How rising exchange rates could affect U.S. investments
Last month, the Bank of Jamaica (BOJ) adjusted its monetary policy to tackle inflation, which had exceeded the target.
In January 2022, the inflation rate of 9.7% remained above the upper limit of the central bank’s target range. And that should continue over the next 10 to 12 months.
So how will this affect long-term investments for those trading in the US market?
Eugene Stanley, vice president of fixed income and foreign exchange at Sterling Asset Management, shares his thoughts on rising exchange rates and BOJ monetary policy.
“As to how this will affect an investor in the United States, I am not particularly convinced that it will make a big difference. The truth is that the United States, like many other countries and markets around the world, is also facing rising inflation. Other central banks are also taking steps to raise rates to try to curb inflation,” he said.
So that translates to higher returns on U.S. dollar assets, Stanley noted.
“This is also happening here where we are seeing higher returns on Jamaican dollar assets as the central bank has been forced to raise its policy rate to deal with the inflation situation,” he added. .
Sterling Asset Management is a full-service financial planner, fund manager and global securities trader focusing primarily on US dollar-denominated fixed income securities. The company partners with leading brokerages to connect investors to the global capital market, offering attractive returns for medium to long-term investments, including global US dollar bonds and mutual funds.
The BOJ would have accelerated its rate of hike – it raised its key rate by 150 basis points to bring its signal rate to 4%, but given that the Jamaican authorities are still targeting inflation between, say, 4 and 6% , the United States is aiming for inflation of around 2%.
According to Stanley, what this means for investors is that the value of the Jamaican dollar, given the inflation differential, can be expected to depreciate on an annual basis between 2% and 4%. .
The tougher BOJ measures are also aimed at addressing expanding liquidity in Jamaican dollars and maintaining stability in the foreign exchange market.

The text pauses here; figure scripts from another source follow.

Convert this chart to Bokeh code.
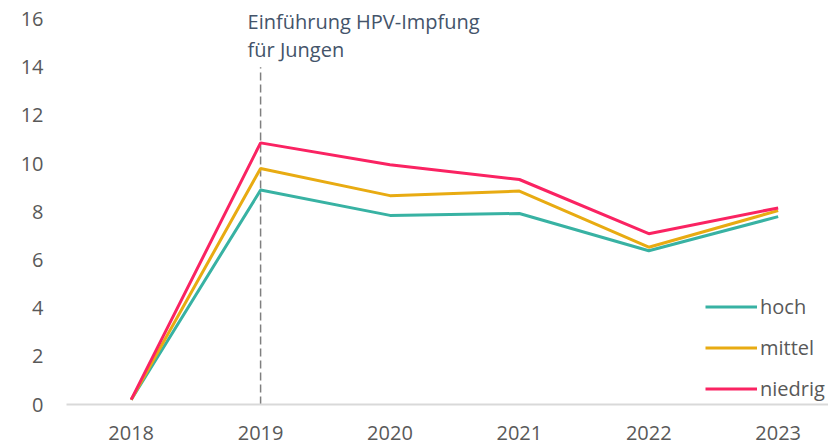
from bokeh.plotting import figure
from bokeh.models import Range1d, FixedTicker, Legend, LegendItem, Label
from bokeh.embed import file_html
from bokeh.resources import INLINE

# ---- data ----
years = [2018, 2019, 2020, 2021, 2022, 2023]
hoch = [0.2, 8.9, 7.85, 7.93, 6.38, 7.8]
mittel = [0.2, 9.8, 8.67, 8.86, 6.53, 8.05]
niedrig = [0.2, 10.86, 9.95, 9.34, 7.09, 8.16]
y_ticks = [0, 2, 4, 6, 8, 10, 12, 14, 16]
event_year = 2019
event_line_top = 14
annotation_lines = ["Einführung HPV-Impfung", "für Jungen"]
series_names = ["hoch", "mittel", "niedrig"]
colors = ["#38b2a3", "#e8ab12", "#fa2362"]

FONT = "Open Sans"

p = figure(width=828, height=446, output_backend="svg", toolbar_location=None,
           x_range=Range1d(2017.5, 2023.389), y_range=Range1d(0, 16.77),
           min_border_left=66, min_border_right=0, min_border_top=0, min_border_bottom=42)
p.outline_line_color = None
p.grid.grid_line_color = None
p.background_fill_color = "white"

# axes
p.xaxis.ticker = FixedTicker(ticks=years)
p.yaxis.ticker = FixedTicker(ticks=y_ticks)
for ax in (p.xaxis, p.yaxis):
    ax.major_tick_line_color = None
    ax.minor_tick_line_color = None
    ax.major_label_text_font = FONT
    ax.major_label_text_font_size = "20px"
    ax.major_label_text_color = "#595959"
p.yaxis.axis_line_color = None
p.yaxis.major_label_standoff = 17
p.xaxis.axis_line_color = "#d9d9d9"
p.xaxis.axis_line_width = 2
p.xaxis.major_label_standoff = 15

# event line
p.segment(x0=[event_year], y0=[0], x1=[event_year], y1=[event_line_top],
          line_color="#7f7f7f", line_width=1.5, line_dash="8 4")

renderers = []
for name, vals, c in zip(series_names, [hoch, mittel, niedrig], colors):
    r = p.line(years, vals, line_color=c, line_width=3)
    renderers.append((name, r))

legend = Legend(items=[LegendItem(label=n, renderers=[r]) for n, r in renderers],
                location=(639, 2), orientation="vertical",
                glyph_width=52, glyph_height=27, label_height=27, spacing=14,
                label_standoff=3, padding=0, margin=0,
                border_line_color=None, background_fill_alpha=0,
                label_text_font=FONT, label_text_font_size="20px",
                label_text_color="#595959")
p.add_layout(legend)

for i, t in enumerate(annotation_lines):
    p.add_layout(Label(x=event_year, y=383 - 28 * i, y_units="screen", x_offset=-13,
                       text=t, text_font=FONT, text_font_size="20px",
                       text_color="#44546a", text_baseline="alphabetic"))

open("out.html", "w").write(file_html(p, INLINE))
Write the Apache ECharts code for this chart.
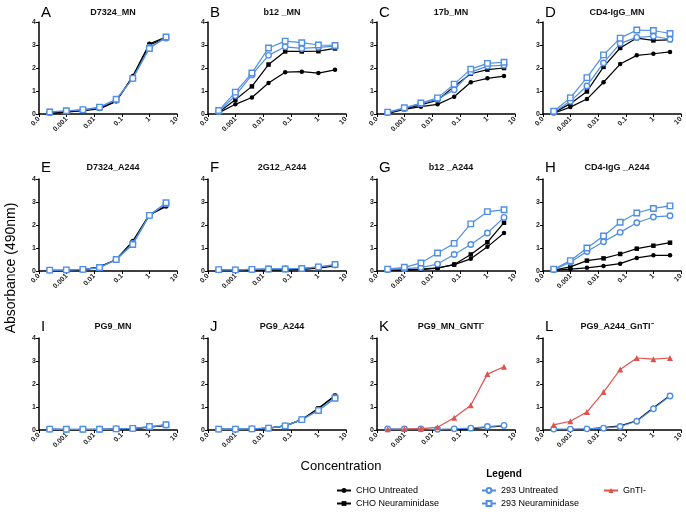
<!DOCTYPE html>
<html>
<head>
<meta charset="utf-8">
<script src="https://cdn.jsdelivr.net/npm/echarts@6/dist/echarts.min.js"></script>
<style>
html,body{margin:0;padding:0;background:#fff;}
#chart{width:686px;height:515px;}
</style>
</head>
<body>
<div id="chart"></div>
<script>
// ---- data ----
const concentrations = [0.000244, 0.000977, 0.0039, 0.0156, 0.0625, 0.25, 1, 4];
const xTickLabels = ["0.0", "0.001", "0.01", "0.1", "1", "10"];
const yTickLabels = ["0", "1", "2", "3", "4"];
const seriesNames = ["CHO Untreated", "CHO Neuraminidase", "293 Untreated", "293 Neuraminidase", "GnTI-"];
const panelLetters = ["A","B","C","D","E","F","G","H","I","J","K","L"];
const panelTitles = ["D7324_MN","b12 _MN","17b_MN","CD4-IgG_MN","D7324_A244","2G12_A244","b12 _A244","CD4-IgG _A244","PG9_MN","PG9_A244","PG9_MN_GNTI\u207B","PG9_A244_GnTI\u207B"];

const A_choUntreated = [0.03,0.08,0.15,0.22,0.55,1.65,3.05,3.35];
const A_choNeuraminidase = [0.04,0.09,0.16,0.25,0.57,1.6,3.0,3.3];
const A_293Untreated = [0.08,0.13,0.18,0.28,0.62,1.55,2.9,3.3];
const A_293Neuraminidase = [0.09,0.14,0.19,0.3,0.64,1.55,2.85,3.35];

const B_choUntreated = [0.05,0.42,0.72,1.35,1.82,1.84,1.78,1.92];
const B_choNeuraminidase = [0.08,0.62,1.2,2.15,2.72,2.72,2.73,2.85];
const B_293Untreated = [0.1,0.8,1.7,2.55,2.92,2.85,2.9,2.95];
const B_293Neuraminidase = [0.15,0.95,1.78,2.87,3.17,3.1,3.0,2.98];

const C_choUntreated = [0.03,0.2,0.32,0.42,0.75,1.38,1.55,1.65];
const C_choNeuraminidase = [0.05,0.22,0.4,0.6,1.2,1.75,1.93,2.0];
const C_293Untreated = [0.06,0.24,0.45,0.65,1.05,1.82,2.08,2.12];
const C_293Neuraminidase = [0.08,0.27,0.48,0.7,1.3,1.95,2.2,2.25];

const D_choUntreated = [0.03,0.3,0.65,1.38,2.17,2.55,2.62,2.7];
const D_choNeuraminidase = [0.05,0.45,0.98,2.05,2.87,3.3,3.2,3.22];
const D_293Untreated = [0.08,0.55,1.22,2.22,3.07,3.33,3.38,3.25];
const D_293Neuraminidase = [0.12,0.7,1.58,2.57,3.3,3.65,3.63,3.5];

const E_choUntreated = [0.02,0.03,0.05,0.18,0.5,1.3,2.45,2.8];
const E_choNeuraminidase = [0.02,0.03,0.06,0.17,0.5,1.25,2.43,2.85];
const E_293Untreated = [0.04,0.04,0.07,0.14,0.5,1.2,2.42,2.92];
const E_293Neuraminidase = [0.04,0.05,0.07,0.15,0.5,1.15,2.42,2.97];

const F_choUntreated = [0.03,0.03,0.04,0.05,0.05,0.07,0.12,0.22];
const F_choNeuraminidase = [0.03,0.03,0.04,0.06,0.06,0.08,0.14,0.24];
const F_293Untreated = [0.05,0.05,0.07,0.09,0.09,0.11,0.17,0.27];
const F_293Neuraminidase = [0.06,0.05,0.07,0.09,0.09,0.11,0.18,0.28];

const G_choUntreated = [0.03,0.04,0.06,0.12,0.28,0.53,1.05,1.65];
const G_choNeuraminidase = [0.04,0.06,0.08,0.14,0.28,0.72,1.25,2.1];
const G_293Untreated = [0.06,0.1,0.15,0.3,0.72,1.15,1.65,2.33];
const G_293Neuraminidase = [0.08,0.16,0.35,0.78,1.2,2.05,2.58,2.66];

const H_choUntreated = [0.03,0.08,0.14,0.22,0.32,0.57,0.68,0.68];
const H_choNeuraminidase = [0.04,0.18,0.45,0.55,0.74,0.97,1.1,1.23];
const H_293Untreated = [0.06,0.38,0.85,1.27,1.68,2.1,2.35,2.4];
const H_293Neuraminidase = [0.08,0.45,1.0,1.52,2.12,2.52,2.72,2.83];

const I_choUntreated = [0.02,0.02,0.02,0.02,0.04,0.06,0.12,0.2];
const I_choNeuraminidase = [0.03,0.02,0.02,0.03,0.04,0.06,0.13,0.21];
const I_293Untreated = [0.04,0.03,0.03,0.03,0.05,0.07,0.14,0.22];
const I_293Neuraminidase = [0.04,0.03,0.03,0.03,0.05,0.07,0.15,0.23];

const J_choUntreated = [0.03,0.03,0.04,0.08,0.18,0.45,0.95,1.5];
const J_choNeuraminidase = [0.03,0.03,0.04,0.08,0.18,0.45,0.93,1.48];
const J_293Untreated = [0.04,0.04,0.05,0.08,0.18,0.45,0.86,1.4];
const J_293Neuraminidase = [0.04,0.04,0.05,0.08,0.18,0.45,0.85,1.38];

const K_choUntreated = [0.02,0.02,0.02,0.02,0.03,0.05,0.12,0.18];
const K_293Untreated = [0.05,0.05,0.05,0.03,0.05,0.08,0.15,0.2];
const K_gnti = [0.03,0.04,0.06,0.12,0.53,1.08,2.43,2.75];

const L_choUntreated = [0.02,0.02,0.04,0.1,0.18,0.4,0.97,1.5];
const L_293Untreated = [0.04,0.04,0.05,0.08,0.15,0.38,0.92,1.48];
const L_gnti = [0.22,0.38,0.78,1.65,2.63,3.13,3.08,3.13];

const panelSeries = [
  [A_choUntreated, A_choNeuraminidase, A_293Untreated, A_293Neuraminidase, null],
  [B_choUntreated, B_choNeuraminidase, B_293Untreated, B_293Neuraminidase, null],
  [C_choUntreated, C_choNeuraminidase, C_293Untreated, C_293Neuraminidase, null],
  [D_choUntreated, D_choNeuraminidase, D_293Untreated, D_293Neuraminidase, null],
  [E_choUntreated, E_choNeuraminidase, E_293Untreated, E_293Neuraminidase, null],
  [F_choUntreated, F_choNeuraminidase, F_293Untreated, F_293Neuraminidase, null],
  [G_choUntreated, G_choNeuraminidase, G_293Untreated, G_293Neuraminidase, null],
  [H_choUntreated, H_choNeuraminidase, H_293Untreated, H_293Neuraminidase, null],
  [I_choUntreated, I_choNeuraminidase, I_293Untreated, I_293Neuraminidase, null],
  [J_choUntreated, J_choNeuraminidase, J_293Untreated, J_293Neuraminidase, null],
  [K_choUntreated, null, K_293Untreated, null, K_gnti],
  [L_choUntreated, null, L_293Untreated, null, L_gnti]
];

// ---- layout / style ----
const FONT = "Liberation Sans, Arial, sans-serif";
const BLUE = "#4f8ee6";
const RED = "#e0524c";
const colLeft = [39, 208, 377, 543];
const rowTop = [22, 179, 338];
const gridW = 138, gridH = 92;

const seriesStyle = [
  {symbol:"circle", size:4.5, color:"#000", fill:"#000"},
  {symbol:"rect", size:4.5, color:"#000", fill:"#000"},
  {symbol:"circle", size:5.5, color:BLUE, fill:"#fff"},
  {symbol:"rect", size:5.5, color:BLUE, fill:"#fff"},
  {symbol:"triangle", size:6, color:RED, fill:RED}
];

const grids = [], xAxes = [], yAxes = [], titles = [], series = [];
for (let i = 0; i < 12; i++) {
  const r = Math.floor(i / 4), c = i % 4;
  grids.push({left: colLeft[c], top: rowTop[r], width: gridW, height: gridH});
  xAxes.push({
    type: "log", gridIndex: i, min: 0.0001, max: 10, logBase: 10,
    axisLine: {lineStyle: {color: "#000", width: 1.5}},
    axisTick: {show: true, length: 3, lineStyle: {color: "#000", width: 1}},
    splitLine: {show: false},
    axisLabel: {
      rotate: 45, fontSize: 7, fontWeight: "bold", color: "#222", fontFamily: FONT, margin: 4,
      formatter: v => xTickLabels[Math.round(Math.log10(v)) + 4]
    }
  });
  yAxes.push({
    type: "value", gridIndex: i, min: 0, max: 4, interval: 1,
    axisLine: {show: true, lineStyle: {color: "#000", width: 1.5}},
    axisTick: {show: true, length: 3, lineStyle: {color: "#000"}},
    splitLine: {show: false},
    axisLabel: {fontSize: 7, fontWeight: "bold", color: "#222", fontFamily: FONT, margin: 3,
      formatter: v => yTickLabels[Math.round(v)]}
  });
  titles.push({
    text: panelTitles[i], left: colLeft[c] + gridW / 2, top: rowTop[r] - (r === 0 ? 19 : 21), textAlign: "center",
    textStyle: {fontSize: 9, fontWeight: "bold", color: "#111", fontFamily: FONT}
  });
  titles.push({
    text: panelLetters[i], left: colLeft[c] - 3, top: rowTop[r] - (r === 0 ? 22 : 24),
    textStyle: {fontSize: 15, fontWeight: "normal", color: "#000", fontFamily: FONT}
  });
  panelSeries[i].forEach((arr, j) => {
    if (!arr) return;
    const st = seriesStyle[j];
    series.push({
      type: "line", name: seriesNames[j], xAxisIndex: i, yAxisIndex: i,
      data: concentrations.map((x, k) => [x, arr[k]]),
      symbol: st.symbol, symbolSize: st.size, showAllSymbol: true,
      lineStyle: {color: st.color, width: 1.2},
      itemStyle: {color: st.fill, borderColor: st.color, borderWidth: j >= 2 && j < 4 ? 1.4 : 0},
      emphasis: {disabled: true},
      animation: false, z: 2 + j
    });
  });
}

const legendPos = [
  {name: "CHO Untreated", left: 336, top: 486},
  {name: "CHO Neuraminidase", left: 336, top: 499},
  {name: "293 Untreated", left: 481, top: 486},
  {name: "293 Neuraminidase", left: 481, top: 499},
  {name: "GnTI-", left: 603, top: 486}
];
const legends = legendPos.map(p => ({
  data: [p.name], left: p.left, top: p.top, orient: "horizontal", padding: 0,
  itemWidth: 14, itemHeight: 6, selectedMode: false,
  textStyle: {fontSize: 9, color: "#000", fontFamily: FONT}
}));

const option = {
  backgroundColor: "#fff",
  animation: false,
  title: titles,
  grid: grids,
  xAxis: xAxes,
  yAxis: yAxes,
  series: series,
  legend: legends,
  graphic: [
    {type: "text", x: 11, y: 268, rotation: Math.PI / 2,
      style: {text: "Absorbance (490nm)", font: "14px " + FONT, fill: "#000", textAlign: "center", textVerticalAlign: "middle"}},
    {type: "text", x: 341, y: 466,
      style: {text: "Concentration", font: "13px " + FONT, fill: "#000", textAlign: "center", textVerticalAlign: "middle"}},
    {type: "text", x: 504, y: 474,
      style: {text: "Legend", font: "bold 10px " + FONT, fill: "#000", textAlign: "center", textVerticalAlign: "middle"}}
  ]
};

const chart = echarts.init(document.getElementById("chart"), null, {renderer: "canvas"});
chart.setOption(option);
</script>
</body>
</html>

Stanley applauded the BOJ’s policy to deal with the situation, warning: “They have to try to contain inflationary impulses for sure, but what I want to guard against is the need to be ultra – aggressive in trying to contain inflation. I don’t think the central bank wants interest rates to return to the kind of levels we’ve seen in the past — it would certainly undermine the growth the economy has enjoyed in recent years.
Although US authorities have yet to raise interest rates, they have signaled their intention to do so and have already significantly reduced liquidity support to their banking sector.
“Looking at the US market, that means there is less money available to chase financial assets, so invariably with higher interest rates, asset prices are likely to fall. This not only includes bonds which have an inverse relationship with interest rates, but also equities, as future cash flows are discounted at higher interest rates and result in lower valuations.
So, generally speaking, prices of financial assets will fall as interest rates rise in the United States.
“But ultimately, once interest rates stabilize, it will also provide opportunities for investors and they can acquire assets at prices far below what they would otherwise have,” Stanley added.
Stanley advised US dollar investors not to worry too much about current market volatility as markets fluctuate over time, but urged investors to remain vigilant.
He continued, “As long-term investors can tell you, short-term volatility doesn’t necessarily translate into low long-term returns. They favor long-term performance because it means that when there is a market pullback, a long-term investor can acquire assets at a cheaper value and thus improve the potential returns of their portfolios. Long-term investors can ride out market declines without having to sell assets.”
When the US dollar is strong, it reflects a robust US economy. On the other hand, a weak dollar can signal an economic slowdown, rising inflation, or both.
The US dollar is the world’s main reserve currency and will therefore be affected by developments in other markets.
“For example, if there is good news in Europe, the euro will strengthen against the dollar. It is difficult to develop an investment thesis based solely on the strength of the US dollar. Whether the dollar is strong or no, it shouldn’t deter investors from thinking about their future I think the most important thing is to determine whether or not this investment in US dollars achieves their hurdle rate and also compensates them for the level of risk that they are about to take,” Stanley pointed out.